Greatest common divisor of an integer 'a' and its sum with 2.

Question

I need to prove that the $\gcd(a, a+2)$ equals either 1 or 2. Intuitively this makes sense to me. If a is an odd integer then the gcd is 1, if a is even, the gcd is 2. I'm having trouble writing a logical proof of this, however.

I would guess that a has some prime factorization $a = p_1^{e_1} \cdots p_k^{e_k}$. Then $a+2 = p_1^{e_1} \cdots p_k^{e_k} + 2$. If a is even, then that first prime (assuming ordering) is $p_1 = 2$. We can factor out a 2 from $a+2$ as $a+2 = 2(p_1^{e_1 - 1} \cdots p_k^{e_k} + 1)$. Clearly both a and a+2 would be even numbers with gcd = 2$. If a is odd, then we cannot factor out a 2 here.

Am I on the right track with this?

Answer 1

$k|a,k|b\Rightarrow k|ax+by$ for all $x,y$. This follows immediately from the definitions.

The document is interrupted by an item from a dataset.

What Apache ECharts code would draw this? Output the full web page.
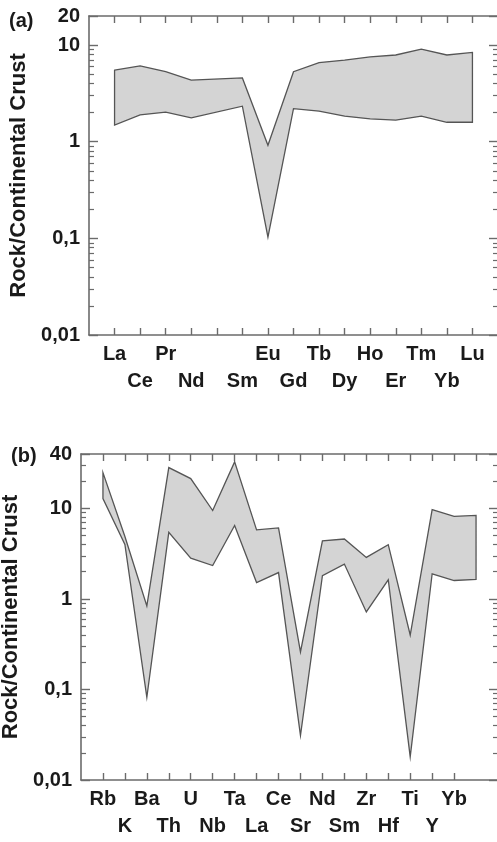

So if $k|a,k|a+2$, then $k|2$

Answer 2

let $d = \gcd(a, a+2)$
$ \implies d | a$ and $d|(a+2) $
$\implies d|(a+2)-a$

which is same as $d|2$

Answer 3

Proof:

• $a=1\implies\gcd(a+2,a)=\gcd(3,1)=1$

• $a=2\implies\gcd(a+2,a)=\gcd(4,2)=2$

• $a>2\implies\gcd(a+2,a)=\gcd(a,a+2-a)=\gcd(a,2)\leq2$